The story is a bit difficult to figure out in the beginning, until you realize the narrator is Death, and he rambles. But eventually the narrative voice gets stronger. Death narrows his focus to Liesel Meminger, a foster child in Germany at the outbreak of WWII. She is not Jewish, but her foster father was saved from death by a Jew in WWI, so he is reluctant to join the Nazi party even though he loses customers for his painting business. He also loses his son. But he gains a relationship with the son of the man who saved him (and taught him to play the accordion), when that man’s son seeks him out for help. So a Jew hides in the basement while Liesel deals with her feelings of rejection, her sorrow over her little brother’s death, and her difficulties in school and life – hunger, loneliness, confusion over the changing political landscape. But she finds purpose when her foster father begins teaching her to read the book she picked up (or stole) off the ground at her brother’s funeral. As Liesel becomes a better reader, and shares her knowledge, she and the hiding Jew and her foster parents find consolation, common ground, and hope in books.
The story moves slowly, but it is beautifully told. Markus Zusak is a poet. The form might be difficult for a preteen reader; actually this book could be just as much at home in the adult section as on the YA shelf – but the preteen who sticks with it will surely feel as enlarged after reading it, as I did. It’s a good book for reading in small snatches, conveniently, because the language deserves to be savored.
For example, this scene, in which Liesel, the book thief, hears a noise in the night after her foster father has been drafted, and she sneaks out of bed to discover her foster mother, a curmudgeonly woman, sitting in the dark holding her husband's accordion:
"Many minutes dripped past. The book thief's desire to hear a note was exhausting, and still, it would not come. The keys were not struck. The bellows didn't breathe. There was only the moonlight, like a long strand of hair in the curtain, and there was Rosa.

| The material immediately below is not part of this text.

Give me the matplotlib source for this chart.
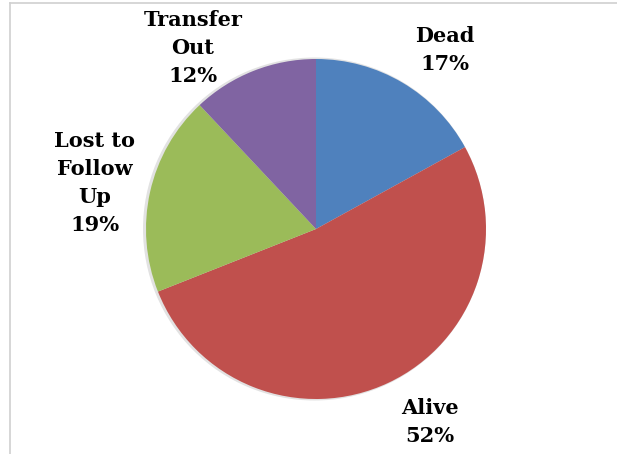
import matplotlib
matplotlib.use("Agg")
import matplotlib.pyplot as plt
from matplotlib.lines import Line2D

categories = ["Dead", "Alive", "Lost to\nFollow\nUp", "Transfer\nOut"]
percentages = [17, 52, 19, 12]
colors = ["#4F81BD", "#C0504D", "#9BBB59", "#8064A2"]

# label anchor positions (pixel space, y measured from top)
label_xy = [(445, 49.5), (430, 422.5), (95, 183), (193, 48.5)]

W, H = 617, 454
fig = plt.figure(figsize=(W / 100, H / 100), dpi=100)
ax = fig.add_axes([0, 0, 1, 1])
ax.set_xlim(0, W)
ax.set_ylim(0, H)
ax.set_aspect("equal")
ax.axis("off")

center = (316, H - 229)
radius = 170

# faint shadow under the pie
ax.pie([1], colors=["#e2e2e2"], radius=radius + 1.5, center=(center[0] - 1.5, center[1]),
       wedgeprops=dict(linewidth=0))
ax.pie(percentages, colors=colors, startangle=90, counterclock=False,
       radius=radius, center=center, wedgeprops=dict(linewidth=0))
ax.set_xlim(0, W)
ax.set_ylim(0, H)

font = dict(family=["DejaVu Serif"], fontweight="bold", fontsize=15, color="black")
for cat, pct, (x, y) in zip(categories, percentages, label_xy):
    ax.text(x, H - y, f"{cat}\n{pct}%", ha="center", va="center",
            linespacing=1.5, **font)

# chart frame lines (top and left edges)
fig.add_artist(Line2D([9.5 / W, 1], [1 - 2.5 / H, 1 - 2.5 / H],
                      transform=fig.transFigure, color="#d0d0d0", lw=1.2))
fig.add_artist(Line2D([9.5 / W, 9.5 / W], [0, 1 - 2.5 / H],
                      transform=fig.transFigure, color="#d0d0d0", lw=1.2))

fig.savefig("out.png", dpi=100)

The accordion remained strapped to her chest. When she bowed her head, it sank to her lap. Liesel watched. She knew that for the next few days, Mama would be walking around with the imprint of an accordion on her body. There was also an acknowledgement that there was great beauty in what she was currently witnessing, and she chose not to disturb it."
I read this book in between some other books that I didn’t like so much, and its beauty was a stark contrast. While reading Anne Rice’s Feast of All Saints, I couldn’t find a single character I really liked; in The Book Thief, I loved them all. They were all human, flawed but worthy of compassion. which I suppose is one of the themes of the book: the discovery of the humanity of those around us. Another theme: Liesel learns that while words can be full of truth and beauty, they also can be used to spread lies and ugliness. Her friend the hiding Jew Max writes her a simple but straightforward story about the intangible gifts she has given him with her words, but he also illustrates how insidious Hitler’s propaganda has been.

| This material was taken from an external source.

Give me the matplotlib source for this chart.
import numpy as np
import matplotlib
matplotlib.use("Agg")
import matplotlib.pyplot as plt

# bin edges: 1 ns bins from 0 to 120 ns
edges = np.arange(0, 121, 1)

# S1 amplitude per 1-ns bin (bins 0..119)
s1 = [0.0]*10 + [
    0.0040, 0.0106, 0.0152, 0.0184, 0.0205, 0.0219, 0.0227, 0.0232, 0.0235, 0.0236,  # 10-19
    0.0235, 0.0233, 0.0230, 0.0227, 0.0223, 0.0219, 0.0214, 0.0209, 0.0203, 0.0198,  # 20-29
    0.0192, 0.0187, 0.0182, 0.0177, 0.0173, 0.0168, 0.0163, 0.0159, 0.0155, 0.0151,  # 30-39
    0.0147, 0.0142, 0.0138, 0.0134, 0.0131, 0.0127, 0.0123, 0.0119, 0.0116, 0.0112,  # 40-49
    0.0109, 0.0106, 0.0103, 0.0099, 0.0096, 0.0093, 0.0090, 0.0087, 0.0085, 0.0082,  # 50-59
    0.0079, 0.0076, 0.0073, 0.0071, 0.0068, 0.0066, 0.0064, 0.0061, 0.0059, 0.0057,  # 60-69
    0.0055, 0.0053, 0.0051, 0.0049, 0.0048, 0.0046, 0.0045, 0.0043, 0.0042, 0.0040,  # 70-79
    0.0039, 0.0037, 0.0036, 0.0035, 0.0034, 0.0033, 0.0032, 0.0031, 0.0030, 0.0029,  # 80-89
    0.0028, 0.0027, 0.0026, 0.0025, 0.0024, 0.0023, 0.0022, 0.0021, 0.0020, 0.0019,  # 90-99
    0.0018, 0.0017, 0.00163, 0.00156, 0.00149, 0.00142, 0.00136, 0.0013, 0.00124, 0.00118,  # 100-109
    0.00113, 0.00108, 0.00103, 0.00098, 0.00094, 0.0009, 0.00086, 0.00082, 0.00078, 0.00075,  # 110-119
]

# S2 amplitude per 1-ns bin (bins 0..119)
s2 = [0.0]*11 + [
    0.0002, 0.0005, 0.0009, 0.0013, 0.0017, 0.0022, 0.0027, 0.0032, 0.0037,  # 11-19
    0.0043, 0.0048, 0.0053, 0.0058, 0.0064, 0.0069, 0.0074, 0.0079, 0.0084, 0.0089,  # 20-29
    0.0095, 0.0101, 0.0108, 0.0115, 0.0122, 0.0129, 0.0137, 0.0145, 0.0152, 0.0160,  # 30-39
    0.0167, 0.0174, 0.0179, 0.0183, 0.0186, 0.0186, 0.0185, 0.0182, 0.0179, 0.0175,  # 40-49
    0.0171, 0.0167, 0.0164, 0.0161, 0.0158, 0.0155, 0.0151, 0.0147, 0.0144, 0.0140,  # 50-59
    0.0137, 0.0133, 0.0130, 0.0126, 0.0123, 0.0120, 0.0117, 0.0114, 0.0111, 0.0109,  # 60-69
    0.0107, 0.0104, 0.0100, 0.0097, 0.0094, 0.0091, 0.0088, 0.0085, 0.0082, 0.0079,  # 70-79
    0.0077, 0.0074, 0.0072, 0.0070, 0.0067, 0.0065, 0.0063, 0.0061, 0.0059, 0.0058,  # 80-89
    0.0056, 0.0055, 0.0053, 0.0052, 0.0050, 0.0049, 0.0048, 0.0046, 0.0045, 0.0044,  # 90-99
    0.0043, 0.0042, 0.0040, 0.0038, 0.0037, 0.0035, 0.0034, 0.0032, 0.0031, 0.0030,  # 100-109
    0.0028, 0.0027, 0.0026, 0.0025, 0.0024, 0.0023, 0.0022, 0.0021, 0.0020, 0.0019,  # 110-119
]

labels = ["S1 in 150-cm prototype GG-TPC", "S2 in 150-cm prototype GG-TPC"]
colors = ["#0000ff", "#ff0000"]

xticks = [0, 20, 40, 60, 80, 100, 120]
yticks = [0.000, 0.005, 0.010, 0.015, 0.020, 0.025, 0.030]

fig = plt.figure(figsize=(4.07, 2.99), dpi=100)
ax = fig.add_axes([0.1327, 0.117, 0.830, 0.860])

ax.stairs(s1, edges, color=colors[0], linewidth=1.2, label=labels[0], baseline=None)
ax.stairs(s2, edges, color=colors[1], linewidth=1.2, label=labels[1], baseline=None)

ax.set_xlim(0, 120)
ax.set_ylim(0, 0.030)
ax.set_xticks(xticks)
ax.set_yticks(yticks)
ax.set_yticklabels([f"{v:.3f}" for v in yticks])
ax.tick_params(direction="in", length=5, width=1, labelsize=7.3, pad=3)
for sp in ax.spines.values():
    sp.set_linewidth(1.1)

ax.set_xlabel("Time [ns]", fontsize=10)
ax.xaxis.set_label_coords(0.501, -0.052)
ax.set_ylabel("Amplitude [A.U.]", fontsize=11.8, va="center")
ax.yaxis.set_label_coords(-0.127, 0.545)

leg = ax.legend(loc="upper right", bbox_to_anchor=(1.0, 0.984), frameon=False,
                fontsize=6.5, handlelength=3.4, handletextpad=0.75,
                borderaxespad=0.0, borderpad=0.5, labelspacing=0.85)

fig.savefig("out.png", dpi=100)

It was back at Christmas that I bought this book for my 13 year old. He wasn’t as impressed by it as I was, but did agree that it was good. I didn’t read it before giving it to him because I wasn’t in the mood for one more Holocaust story. But it isn’t the typical story. There is no suspense about what is going to happen because you know the story from history books and because Death tells you who is going to die. But you keep reading because you want to know how it happened, how it changed these people, how they persevered. And the reading is rewarding – even though the book is not explicitly religious (other than in the certitude that Death is gathering souls – but taking them where?), it clearly shows that sacrificial love makes life meaningful. I hope that my kids who read it are strengthened in the belief that relationships and words matter.